God’s Junk Drawer is a mind-bending tale of mystery and adventure set at the dawn of time.

Welcome to the Valley …

Forty years ago, the Gather family—James, his daughter Beau, and his son Billy—vanished during a whitewater rafting trip and were presumed dead.

Five years later, Billy reappeared on the far side of the world, telling an impossible tale of a primordial valley populated by dinosaurs, aliens, Neanderthals, and androids. Little Billy became the punchline of so very many jokes, until he finally faded from the public eye.

Now, a group of graduate astronomy students follow their professor, Noah Barnes, up a mountain for what they believe is a simple stargazing trip. But they’re about to travel a lot farther than they planned …

Noah—the now grown Billy Gather—has finally figured out how to get back to the Valley.
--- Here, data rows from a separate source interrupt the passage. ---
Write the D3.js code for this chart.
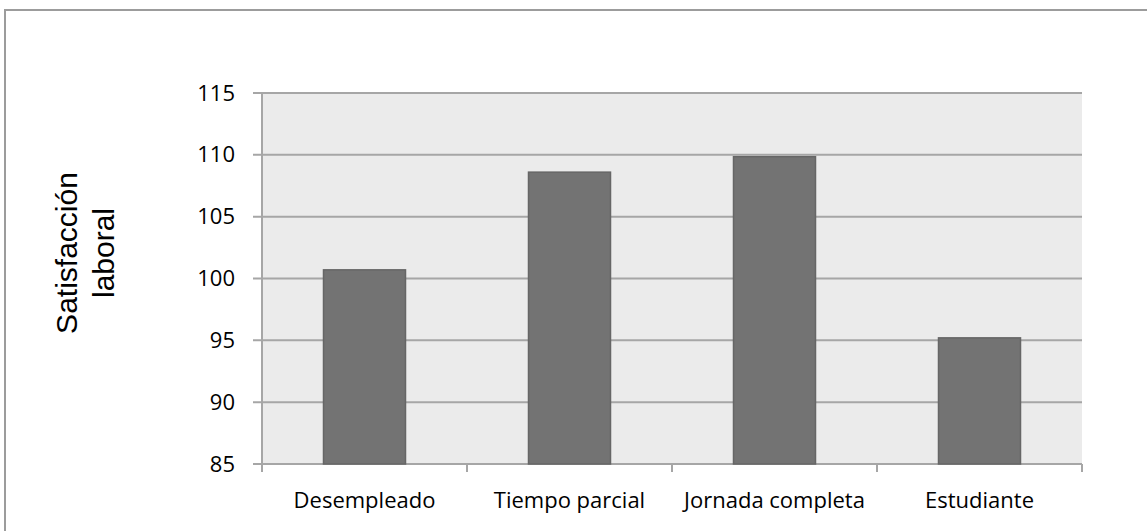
<!DOCTYPE html>
<html>
<head>
<meta charset="utf-8">
<script src="https://d3js.org/d3.v7.min.js"></script>
<style>
  body { margin: 0; background: #fff; }
  svg { display: block; }
</style>
</head>
<body>
<div id="graph"></div>
<script>
const categories = ["Desempleado", "Tiempo parcial", "Jornada completa", "Estudiante"];
const satisfaccion = [100.7, 108.6, 109.85, 95.2];
const yTicks = [85, 90, 95, 100, 105, 110, 115];
const yTitle = ["Satisfacción", "laboral"];

const W = 1147, H = 531;
const margin = {top: 93, right: 65, bottom: 67, left: 262};
const width = W - margin.left - margin.right;
const height = H - margin.top - margin.bottom;

const root = d3.select("#graph")
    .append("svg")
    .attr("width", W)
    .attr("height", H);

// cadre exterieur
root.append("rect")
    .attr("x", 5).attr("y", 10)
    .attr("width", 1300).attr("height", 700)
    .attr("fill", "none")
    .attr("stroke", "#9c9c9c")
    .attr("stroke-width", 2);

const svg = root.append("g")
    .attr("transform", "translate(" + margin.left + "," + margin.top + ")");

const x = d3.scaleBand()
    .domain(categories)
    .range([0, width])
    .paddingInner(0.6)
    .paddingOuter(0.3);

const y = d3.scaleLinear()
    .domain([85, 115])
    .range([height, 0]);

// fond
svg.append("rect")
    .attr("width", width)
    .attr("height", height)
    .attr("fill", "#ebebeb");

// grille
svg.selectAll(".grid")
    .data(yTicks)
    .join("line")
    .attr("class", "grid")
    .attr("x1", -9).attr("x2", width)
    .attr("y1", d => y(d)).attr("y2", d => y(d))
    .attr("stroke", "#a6a6a6")
    .attr("stroke-width", 2);

// barres
svg.selectAll(".bar")
    .data(satisfaccion)
    .join("rect")
    .attr("class", "bar")
    .attr("x", (d, i) => x(categories[i]))
    .attr("width", x.bandwidth())
    .attr("y", d => y(d))
    .attr("height", d => height - y(d))
    .attr("fill", "#737373")
    .attr("stroke", "#666")
    .attr("stroke-width", 1.5);

// axe y
const yAxis = svg.append("g")
    .call(d3.axisLeft(y).tickValues(yTicks).tickSize(9).tickPadding(18).tickFormat(d3.format("d")));
yAxis.select(".domain").attr("stroke", "#a6a6a6").attr("stroke-width", 2)
    .attr("d", "M0,0V" + (height + 8));
yAxis.selectAll(".tick line").remove();
yAxis.selectAll("text")
    .attr("fill", "#000")
    .style("font-family", "'Open Sans', sans-serif")
    .style("font-size", "22px");

// axe x : graduations aux limites des categories
const bounds = d3.range(categories.length + 1).map(i => i * width / categories.length);
svg.selectAll(".xtick")
    .data(bounds)
    .join("line")
    .attr("class", "xtick")
    .attr("x1", d => d).attr("x2", d => d)
    .attr("y1", height).attr("y2", height + 8)
    .attr("stroke", "#a6a6a6")
    .attr("stroke-width", 2);

svg.selectAll(".xlabel")
    .data(categories)
    .join("text")
    .attr("class", "xlabel")
    .attr("x", d => x(d) + x.bandwidth() / 2)
    .attr("y", height + 44)
    .attr("text-anchor", "middle")
    .style("font-family", "'Open Sans', sans-serif")
    .style("font-size", "22px")
    .text(d => d);

// titre axe y
const title = root.append("text")
    .attr("transform", "translate(66,253) rotate(-90)")
    .attr("text-anchor", "middle")
    .style("font-family", "'Liberation Sans', Arial, sans-serif")
    .style("font-size", "30px");
title.selectAll("tspan")
    .data(yTitle)
    .join("tspan")
    .attr("x", 0)
    .attr("dy", (d, i) => i === 0 ? "0.35em" : "1.25em")
    .text(d => d);
</script>
</body>
</html>
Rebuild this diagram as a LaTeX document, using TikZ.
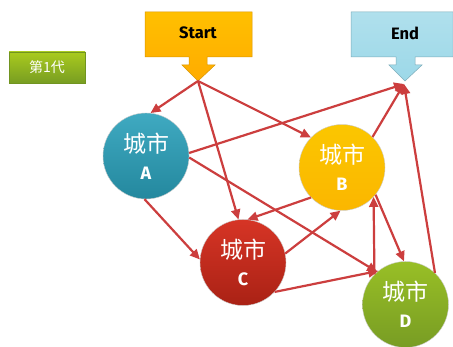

Accidentally bringing his students along with him, he’s confident he can get everyone back home, safe and sound.

But the Valley is a puzzle—one it turns out Noah hasn’t figured out—and they’ll need to solve it together if there’s any chance of making it out alive.

Pulling from Earth’s past, future, and beyond, Peter Clines has created a complex, dangerous world, navigated by a dynamic ensemble cast, and a story that is thrilling as it is funny and heartfelt.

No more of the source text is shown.